Digital archive associate Marisha Pula documents a sculpture by Abraham Etungat.
photo courtesy of the Kinngait Arts Foundation

“The art of Kinngait is core to the identity of the Inuit people
from our region, and is an important part of the Canadian creative personality,” said West Baffin Eskimo Cooperative president Pauloosie Kowmageak.
“My organization has always taken very seriously the maintenance and promotion of that history. Our partnership with Kinngait Arts Foundation and this renewed support from Canadian Heritage will allow us to continue that vital mission.”

The collection, housed in three locations and spanning early Inuit art to contemporary pieces, comprises more than 155,000 works on paper and sculptures.

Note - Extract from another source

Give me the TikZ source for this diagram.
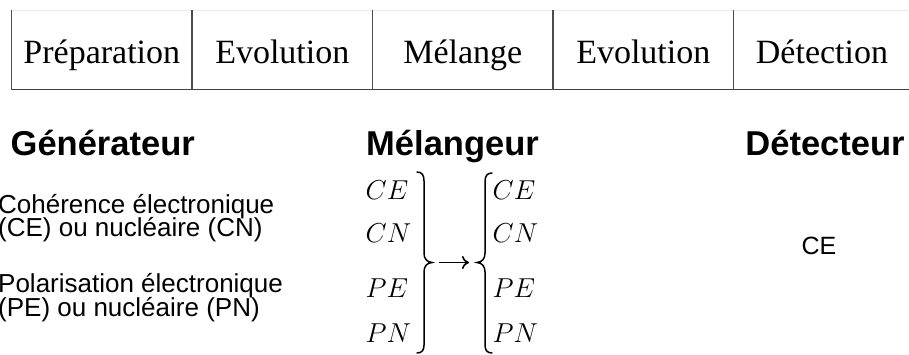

That makes it the world’s largest active archive of Inuit art, according to the Kinngait Arts Foundation.

“Widely considered the capital of Inuit art, Kinngait (Cape Dorset) has been home to generations of artists who have defined the revered art of the North. This unique and vital visual history will soon be housed and presented virtually making it accessible to a limitless global audience,” states a news release from the Foundation.

The federal funding comes from the Department of Canadian Heritage’s Museums Assistance Program, which “fosters the preservation of Indigenous culture and facilitates access to heritage collections for all Canadians.”

“This funding will support The Kinngait Arts Foundation’s work to promote, protect and preserve Inuit art. It will help to strengthen Inuit identity and safe-keep traditional and cultural knowledge by upgrading their collections management systems to maintain digital historic records,” said Northern Affairs Minister Dan Vandal. “By making this investment we can ensure future generations can continue to celebrate the unique heritage, diversity and contributions Inuit artists make to this country.”